Cela prouve une fois de plus les avertissements lancés par le WSWS au cours de la grève sur le rôle des syndicats à l’ère de la production mondialisée. Le 28 juin, lors d’une réunion en ligne avec des travailleurs Ford en grève à Chennai qui souhaitaient former des comités de la base, Jerry White, rédacteur en chef pour les luttes ouvrières au WSWS, a expliqué la signification internationale de la lutte des travailleurs Ford de Chennai et a souligné que Ford menaçait également de fermer son usine de Saarlouis, en Allemagne. Des syndicats comme IG Metall s’opposent à toute lutte réelle pour défendre les emplois, le niveau de vie et les conditions de travail de plus de 5.000 travailleurs de l’usine, garantissant ainsi la liquidation ordonnée de la production. Il a souligné que les alliés des travailleurs de Ford Chennai et Ford Saarlouis sont les travailleurs du monde entier qui résistent aux attaques des entreprises et des gouvernements partout. Ils ne peuvent défendre leurs emplois que par une rébellion contre les cogestionnaires de Ford dans la bureaucratie syndicale en s’organisant de manière indépendante et en établissant une collaboration internationale par le biais de comités de la base, créant ainsi un front uni des travailleurs de Ford à Valence (Espagne), Cologne (Allemagne), Craiova (Roumanie), en Turquie, aux États-Unis, etc.

Saman Gunadasa, secrétaire adjoint du Parti de l’égalité socialiste (SEP) au Sri Lanka, a expliqué comment les travailleurs sri-lankais ont paralysé la quasi-totalité du pays lors des grèves générales des 28 avril, 6 et 10 mai, exigeant la démission du gouvernement Rajapakse. Il a souligné en particulier le rôle criminel des syndicats, affirmant que ces derniers empêchent la classe ouvrière de mobiliser son pouvoir industriel et politique et de le développer en un défi au pouvoir capitaliste. Il a ensuite souligné le besoin urgent de se libérer du contrôle politique et organisationnel des syndicats pro-capitalistes et de construire des comités de base en tant que véritables organisations de combat de la classe ouvrière.

Ramesh, qui a participé à cette importante réunion, a commenté plus tard la trahison de la grève par le syndicat: «Je n’ai appris que quelques heures plus tard, par l’intermédiaire de mon collègue, que la grève avait été annulée par le syndicat. Le syndicat ne nous a jamais demandé notre avis sur l’accord qu’il a signé avec la direction. Aucune discussion n’a eu lieu sur l’annulation de la grève. Ces mesures ont été prises de manière arbitraire par les dirigeants syndicaux eux-mêmes. Votre analyse [WSWS] est entièrement justifiée. Le syndicat, la direction et le gouvernement agissent ensemble contre les intérêts des travailleurs et nous trompent».
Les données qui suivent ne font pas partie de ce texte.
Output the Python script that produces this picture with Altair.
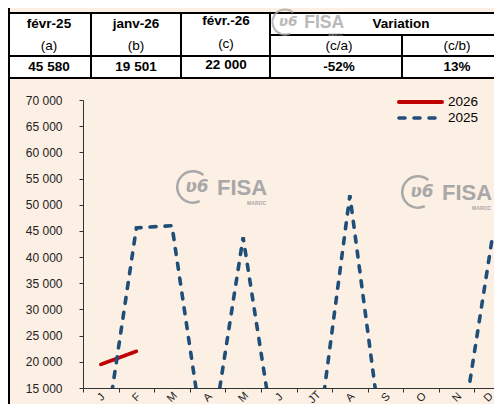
import altair as alt
import pandas as pd

# ---------------- data ----------------
months = ["J", "F", "M", "A", "M", "J", "JT", "A", "S", "O", "N", "D"]
month_keys = [f"{i:02d}" for i in range(12)]
values_2025 = [0, 45580, 46000, 0, 43800, 0, 0, 51800, 0, 0, 0, 43600]
values_2026 = [19501, 22000]
series_names = ["2026", "2025"]
series_colors = ["#C00000", "#1F4E79"]

table_head = ["févr-25", "janv-26", "févr.-26", "Variation"]
table_sub = ["(a)", "(b)", "(c)", "(c/a)", "(c/b)"]
table_vals = ["45 580", "19 501", "22 000", "-52%", "13%"]

y_ticks = list(range(15000, 70001, 5000))

# ---------------- layout (plot-area pixel coords) ----------------
W, H = 411, 288
PAD = {"left": 75, "top": 92, "right": 0, "bottom": 16}
head_x = [-34, 53, 143, 318]
head_y = [-76, -76, -79, -76]
col_x = [-34, 53, 143, 256, 374]
sub_y = [-54, -54, -56, -54, -54]
val_y = [-33, -33, -35, -33, -33]

BG = "#FCEFE4"
GRAY = "#A8A8A8"

df25 = pd.DataFrame({"key": month_keys, "v": values_2025, "series": "2025"})
df26 = pd.DataFrame({"key": month_keys[:2], "v": values_2026, "series": "2026"})
lines_df = pd.concat([df26, df25], ignore_index=True)

months_js = "[" + ",".join(f"'{m}'" for m in months) + "]"
last_key = month_keys[-1]

x_enc = alt.X(
    "key:O",
    bandPosition=0.5,
    scale=alt.Scale(type="band", domain=month_keys, range=[0, 427], paddingInner=0, paddingOuter=0),
    axis=alt.Axis(
        title=None, labelExpr=f"{months_js}[toNumber(datum.value)]", labelAngle=-45,
        labelAlign="center", labelBaseline="middle", labelPadding=5, tickBand="extent",
        labelOffset={"condition": {"test": f"datum.value == '{last_key}'", "value": -4}, "value": 0},
        tickSize=4, domainColor="#333333", tickColor="#333333", labelFontSize=11,
        labelColor="#222222", labelFont="Liberation Sans", grid=False,
    ),
)
y_enc = alt.Y(
    "v:Q",
    scale=alt.Scale(domain=[15000, 70000], nice=False, zero=False),
    axis=alt.Axis(
        title=None, values=y_ticks, labelExpr="replace(format(datum.value, ','), ',', ' ')",
        tickSize=4, labelPadding=17, domainColor="#333333", tickColor="#333333",
        labelFontSize=12, labelColor="#222222", labelFont="Liberation Sans", grid=False,
    ),
)
color_enc = alt.Color("series:N", scale=alt.Scale(domain=series_names, range=series_colors), legend=None)
dash_enc = alt.StrokeDash("series:N", scale=alt.Scale(domain=series_names, range=[[1, 0], [6, 9]]), legend=None)

lines = alt.Chart(lines_df).mark_line(clip=True, strokeCap="round", strokeWidth=3.6).encode(
    x=x_enc, y=y_enc, color=color_enc, strokeDash=dash_enc, detail="series:N"
)

anchor = pd.DataFrame({"a": [0]})
base = alt.Chart(anchor)

# table background and lines
table_bg = base.mark_rect(color="white").encode(
    x=alt.value(-76), x2=alt.value(W), y=alt.value(-87), y2=alt.value(-22)
)
hl = [(-76, W, -87), (187, W, -65), (-76, W, -44), (-76, W, -22)]
vl = [(-74, -92, H + 16), (8, -87, -22), (98, -87, -22), (187, -87, -22), (319, -65, -22)]
table_rules = []
for x1, x2, yy in hl:
    table_rules.append(base.mark_rule(color="black", strokeWidth=2).encode(
        x=alt.value(x1), x2=alt.value(x2), y=alt.value(yy)))
for xx, y1, y2 in vl:
    table_rules.append(base.mark_rule(color="black", strokeWidth=2).encode(
        x=alt.value(xx), y=alt.value(y1), y2=alt.value(y2)))

txt_rows = []
for t, x, y in zip(table_head, head_x, head_y):
    txt_rows.append({"t": t, "x": x, "y": y, "b": "bold"})
for t, x, y in zip(table_sub, col_x, sub_y):
    txt_rows.append({"t": t, "x": x, "y": y, "b": "normal"})
for t, x, y in zip(table_vals, col_x, val_y):
    txt_rows.append({"t": t, "x": x, "y": y, "b": "bold"})
txt_df = pd.DataFrame(txt_rows)

table_bold = alt.Chart(txt_df).transform_filter("datum.b == 'bold'").mark_text(
    font="Liberation Sans", fontSize=13.5, fontWeight="bold", color="black", baseline="middle"
).encode(x=alt.X("x:Q", scale=None), y=alt.Y("y:Q", scale=None), text="t:N")
table_norm = alt.Chart(txt_df).transform_filter("datum.b == 'normal'").mark_text(
    font="Liberation Sans", fontSize=13.5, color="black", baseline="middle"
).encode(x=alt.X("x:Q", scale=None), y=alt.Y("y:Q", scale=None), text="t:N")

# watermarks
def logo(cx, cy, s=1.0, op=1.0):
    return [
        base.mark_arc(theta=2.7, theta2=7.0, radius=17 * s, radius2=14.5 * s, color=GRAY, opacity=op).encode(
            x=alt.value(cx), y=alt.value(cy)),
        base.mark_text(text="ʋ6", font="DejaVu Sans", fontSize=17 * s, fontStyle="italic", fontWeight="bold",
                       color=GRAY, opacity=op, baseline="middle").encode(x=alt.value(cx + 4 * s), y=alt.value(cy)),
        base.mark_text(text="FISA", font="Liberation Sans", fontSize=22 * s, fontWeight="bold", color=GRAY,
                       opacity=op, align="left", baseline="middle").encode(
            x=alt.value(cx + 24 * s), y=alt.value(cy + 1 * s)),
        base.mark_text(text="MAROC", font="Liberation Sans", fontSize=5 * s, fontWeight="bold", color=GRAY,
                       opacity=op, align="right", baseline="middle").encode(
            x=alt.value(cx + 73 * s), y=alt.value(cy + 16 * s)),
    ]

wm = logo(110, 87) + logo(335, 92) + logo(202, -78, 0.8, 0.8)

# manual legend
leg = [
    base.mark_rule(color=series_colors[0], strokeWidth=4, strokeCap="round").encode(
        x=alt.value(316), x2=alt.value(359), y=alt.value(2)),
    base.mark_rule(color=series_colors[1], strokeWidth=3.6, strokeCap="round", strokeDash=[6, 9]).encode(
        x=alt.value(316), x2=alt.value(360), y=alt.value(18)),
    base.mark_text(text=series_names[0], font="Liberation Sans", fontSize=13.5, align="left", baseline="middle",
                   color="black").encode(x=alt.value(365), y=alt.value(2)),
    base.mark_text(text=series_names[1], font="Liberation Sans", fontSize=13.5, align="left", baseline="middle",
                   color="black").encode(x=alt.value(365), y=alt.value(18)),
]

chart = alt.layer(
    table_bg, *table_rules, table_bold, table_norm, *wm, lines, *leg
).properties(
    width=W, height=H, autosize="none", padding=PAD, background=BG
).configure_view(stroke=None)

chart.save("out.html", embed_options={"renderer": "svg", "actions": False})
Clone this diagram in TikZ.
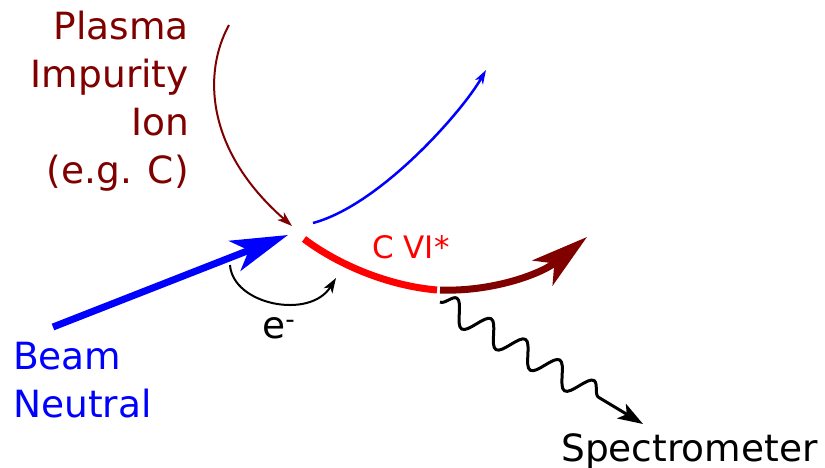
\documentclass[tikz,border=0pt]{standalone}
\usepackage{fontspec}
\setmainfont{DejaVu Sans}
\usetikzlibrary{arrows.meta,decorations.pathmorphing}
\definecolor{ionbrown}{HTML}{800000}
\definecolor{beamblue}{HTML}{0000FF}
\definecolor{exred}{HTML}{FF0000}
\tikzset{
  bigtip/.style={-{Stealth[length=57pt,width=32pt,inset=15pt]}},
  thintip/.style={-{Stealth[length=15pt,width=10pt,inset=4pt]}},
  smalltip/.style={-{Stealth[length=14pt,width=9pt,inset=4pt]}},
  wavetip/.style={-{Stealth[length=25pt,width=17pt,inset=6pt]}},
  label37/.style={inner sep=0pt,font=\fontsize{37.5}{48}\selectfont},
}
\begin{document}
\begin{tikzpicture}[x=1pt,y=-1pt]
\useasboundingbox (0,0) rectangle (825,468);
% coordinates
\coordinate (ionstart) at (229,25);
\coordinate (ionend) at (292,226);
\coordinate (beamstart) at (53,327);
\coordinate (beamend) at (288,235);
\coordinate (scatstart) at (313,223);
\coordinate (scatend) at (486,70);
\coordinate (redstart) at (304,239);
\coordinate (redend) at (437,290);
\coordinate (darkstart) at (440,290);
\coordinate (darkend) at (587,237);
\coordinate (estart) at (230,265);
\coordinate (eend) at (336,278);
\coordinate (wavestart) at (440,302);
\coordinate (waveend) at (643,424);
% texts
\node[label37,text=ionbrown,align=right,anchor=north east] (ion) at (189,11) {Plasma\\Impurity\\Ion\\(e.g. C)};
\node[label37,text=beamblue,align=left,anchor=north west] (beam) at (13,342) {Beam\\Neutral};
\node[label37,anchor=base west] (spec) at (561,461) {Spectrometer};
\node[inner sep=0pt,text=exred,font=\fontsize{31}{36}\selectfont,anchor=base west] (cvi) at (372,258) {C VI*};
\node[label37,anchor=base west] (elec) at (262,338) {e\textsuperscript{-}};
% arrows
\draw[ionbrown,line width=2pt,thintip] (ionstart) .. controls (203,72) and (205,150) .. (ionend);
\draw[beamblue,line width=7pt,bigtip] (beamstart) -- (beamend);
\draw[beamblue,line width=2.5pt,smalltip] (scatstart) .. controls (380,205) and (462,112) .. (scatend);
\draw[exred,line width=7pt] (redstart) .. controls (340,266) and (390,286) .. (redend);
\draw[ionbrown,line width=7pt,bigtip] (darkstart) .. controls (490,292) and (540,275) .. (darkend);
\draw[black,line width=2pt,thintip] (estart) .. controls (233,305) and (310,320) .. (eend);
\draw[black,line width=3pt,line join=round,wavetip,
  decorate,decoration={snake,amplitude=12pt,segment length=40pt,post length=40pt}] (wavestart) -- (waveend);
\end{tikzpicture}
\end{document}
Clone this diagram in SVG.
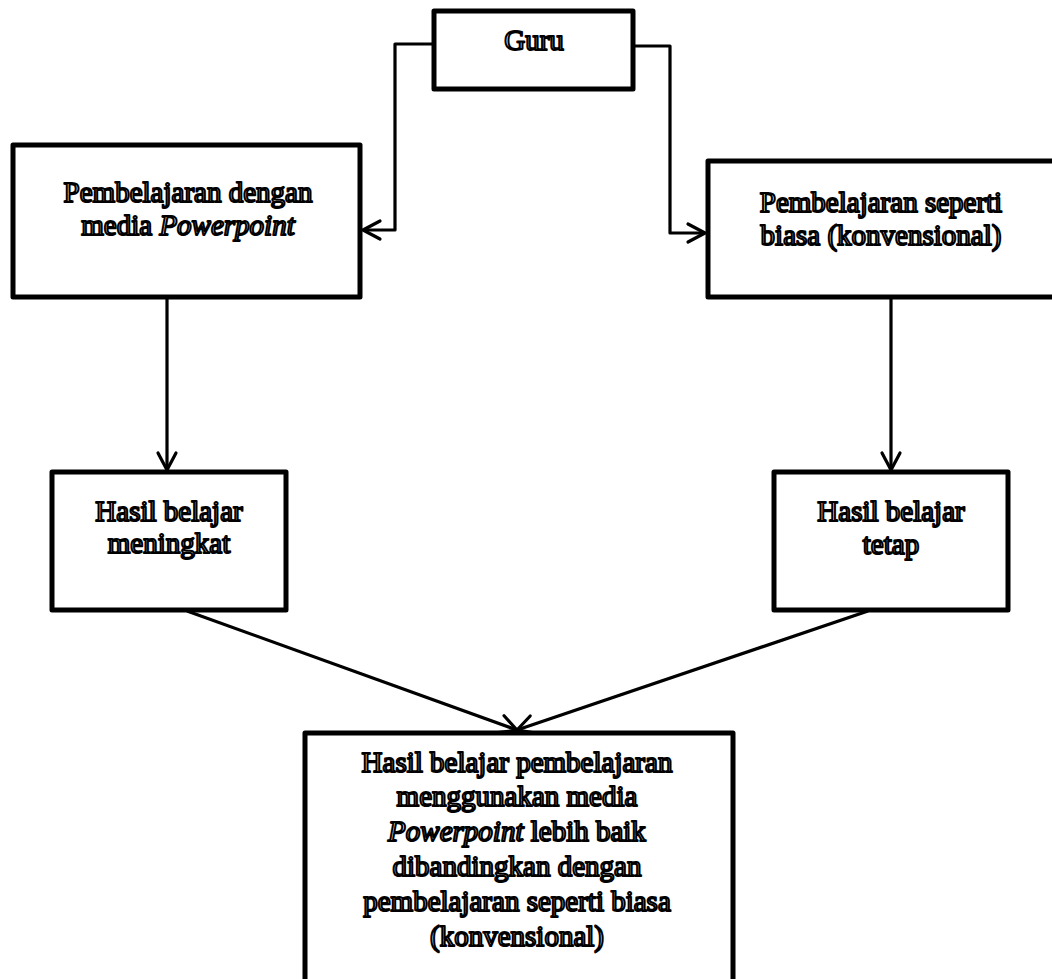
<svg xmlns="http://www.w3.org/2000/svg" width="1052" height="979" viewBox="0 0 1052 979">
<style>
.box{fill:#fff;stroke:#000;stroke-width:5;stroke-linejoin:round}
.lbl{font-family:"Liberation Serif","Times New Roman",serif;font-size:29px;fill:#fff;stroke:#000;stroke-width:2;stroke-linejoin:round;text-anchor:middle}
.conn{fill:none;stroke:#000;stroke-width:3.2;stroke-linejoin:round}
</style>
<defs>
<marker id="arr" markerUnits="userSpaceOnUse" markerWidth="24" markerHeight="24" viewBox="-20 -12 24 24" refX="0" refY="0" orient="auto">
<path d="M-17,-9 L0,0 L-17,9" fill="none" stroke="#000" stroke-width="3.2" stroke-linecap="round" stroke-linejoin="round"/>
</marker>
</defs>
<rect width="1052" height="979" fill="#fff"/>
<g id="connectors">
<path class="conn" d="M434,44 H395 V230 H363" marker-end="url(#arr)"/>
<path class="conn" d="M633,46 H670 V233 H705" marker-end="url(#arr)"/>
<path class="conn" d="M167,298 V470" marker-end="url(#arr)"/>
<path class="conn" d="M891,297 V470" marker-end="url(#arr)"/>
<path class="conn" d="M187,611 L517,730" marker-end="url(#arr)"/>
<path class="conn" d="M868,611 L517,730" marker-end="url(#arr)"/>
</g>
<g id="guru">
<rect class="box" x="434" y="11" width="199" height="78"/>
<text class="lbl" x="534" y="50">Guru</text>
</g>
<g id="pembelajaran-powerpoint">
<rect class="box" x="13" y="145" width="347" height="152"/>
<text class="lbl" x="188" y="202">Pembelajaran dengan</text>
<text class="lbl" x="188" y="235">media <tspan font-style="italic">Powerpoint</tspan></text>
</g>
<g id="pembelajaran-konvensional">
<rect class="box" x="708" y="161" width="347" height="136"/>
<text class="lbl" x="881" y="212">Pembelajaran seperti</text>
<text class="lbl" x="881" y="245">biasa (konvensional)</text>
</g>
<g id="hasil-meningkat">
<rect class="box" x="52" y="472" width="234" height="138"/>
<text class="lbl" x="169" y="521">Hasil belajar</text>
<text class="lbl" x="169" y="553">meningkat</text>
</g>
<g id="hasil-tetap">
<rect class="box" x="774" y="472" width="234" height="138"/>
<text class="lbl" x="891" y="521">Hasil belajar</text>
<text class="lbl" x="891" y="554">tetap</text>
</g>
<g id="kesimpulan">
<rect class="box" x="305" y="733" width="428" height="270"/>
<text class="lbl" x="517" y="772">Hasil belajar pembelajaran</text>
<text class="lbl" x="517" y="806">menggunakan media</text>
<text class="lbl" x="517" y="841"><tspan font-style="italic">Powerpoint</tspan> lebih baik</text>
<text class="lbl" x="517" y="876">dibandingkan dengan</text>
<text class="lbl" x="517" y="911">pembelajaran seperti biasa</text>
<text class="lbl" x="517" y="946">(konvensional)</text>
</g>
</svg>
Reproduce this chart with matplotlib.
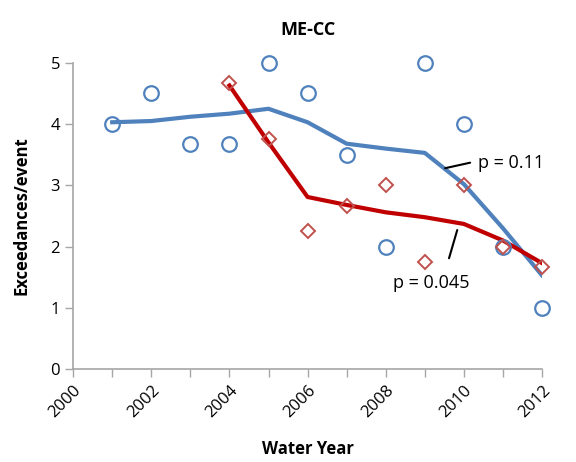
import matplotlib.pyplot as plt
from matplotlib.ticker import MultipleLocator

plt.rcParams["font.family"] = ["Open Sans", "DejaVu Sans"]

BLUE = "#4f81bd"
RED_LINE = "#c00000"
RED_MARK = "#c0504d"
AXIS = "#a6a6a6"

# observed values
blue_years = [2001, 2002, 2003, 2004, 2005, 2006, 2007, 2008, 2009, 2010, 2011, 2012]
blue_obs = [4.0, 4.5, 3.67, 3.67, 5.0, 4.5, 3.5, 2.0, 5.0, 4.0, 2.0, 1.0]
red_years = [2004, 2005, 2006, 2007, 2008, 2009, 2010, 2011, 2012]
red_obs = [4.67, 3.75, 2.25, 2.67, 3.0, 1.75, 3.0, 2.0, 1.67]

# smoothed trends
blue_fit = [4.03, 4.05, 4.12, 4.17, 4.25, 4.03, 3.68, 3.6, 3.53, 3.02, 2.3, 1.53]
red_fit = [4.63, 3.7, 2.81, 2.68, 2.56, 2.48, 2.37, 2.1, 1.73]

fig = plt.figure(figsize=(5.76, 4.62), dpi=100, facecolor="white")
ax = fig.add_axes([0.127, 0.201, 0.814, 0.663])

ax.plot(blue_years, blue_fit, color=BLUE, lw=3, zorder=3,
        solid_joinstyle="round")
ax.plot(red_years, red_fit, color=RED_LINE, lw=3, zorder=3,
        solid_joinstyle="round")
ax.plot(blue_years, blue_obs, ls="none", marker="o", ms=10.5, mfc="none",
        mec=BLUE, mew=1.6, zorder=4, clip_on=False)
ax.plot(red_years, red_obs, ls="none", marker="D", ms=7.5, mfc="none",
        mec=RED_MARK, mew=1.4, zorder=4, clip_on=False)

# p-value labels with leader lines
leader = dict(arrowstyle="-", color="black", lw=1.5, shrinkA=0, shrinkB=0)
ax.annotate("", xy=(2010.16, 3.37), xytext=(2009.52, 3.28), arrowprops=leader)
ax.text(2010.36, 3.37, "p = 0.11", fontsize=13, va="center", ha="left")
ax.annotate("", xy=(2009.83, 2.27), xytext=(2009.62, 1.81), arrowprops=leader)
ax.text(2009.16, 1.4, "p = 0.045", fontsize=13, va="center", ha="center")

ax.set_xlim(2000, 2012)
ax.set_ylim(0, 5)
ax.xaxis.set_major_locator(MultipleLocator(2))
ax.xaxis.set_minor_locator(MultipleLocator(1))
ax.yaxis.set_major_locator(MultipleLocator(1))
ax.tick_params(axis="both", which="both", direction="out", color=AXIS,
               labelsize=12, length=6, width=1)
ax.tick_params(axis="x", which="minor", length=6)
plt.setp(ax.get_xticklabels(), rotation=45, ha="right", rotation_mode="anchor")

for side in ("top", "right"):
    ax.spines[side].set_visible(False)
for side in ("left", "bottom"):
    ax.spines[side].set_color(AXIS)
    ax.spines[side].set_linewidth(1.2)

ax.set_title("ME-CC", fontsize=13, fontweight="bold", pad=20)
ax.set_xlabel("Water Year", fontsize=12, fontweight="bold", labelpad=14)
ax.set_ylabel("Exceedances/event", fontsize=12, fontweight="bold", labelpad=14)

fig.savefig("out.png", dpi=100, facecolor="white")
Ram, un travailleur permanent, a déclaré: «La majorité des travailleurs réclament toujours la sécurité de l’emploi. C’est notre syndicat qui avait dit que c’était une demande inutile et irréalisable. Mais maintenant, pour relancer la production, il essaie de convaincre les travailleurs que ceux qui réclament toujours un emploi peuvent recourir à des moyens légaux en utilisant les tribunaux une fois l’objectif de production atteint, après le 31 juillet. C’est évident que la direction du syndicat agit au nom de la direction».

«Je suis d’accord sur le fait qu’il est nécessaire de s’allier aux travailleurs de Ford en Allemagne, en Espagne et dans d’autres pays, en rompant avec les syndicats afin de défier la société Ford».

Les travailleurs, que ce soit en Inde, en Allemagne, en Espagne ou ailleurs dans le monde, doivent tirer les leçons des années passées. Les travailleurs de Ford ne peuvent obtenir leurs droits qu’en s’alliant aux travailleurs à l’échelle internationale à travers un réseau de comités d’action combatifs et pour lutter contre les capitalistes, afin de placer leurs entreprises sous propriété publique et réorganiser l’économie mondiale sur la base d’un programme socialiste donnant priorité aux besoins sociaux et non au profit privé. Nous exhortons donc les travailleurs de Ford du monde entier à former leurs propres comités de base et à se rallier à l’Alliance ouvrière internationale des comités de base (IWA-RFC), indépendamment des syndicats traîtres, afin de protéger les emplois et les conditions de travail.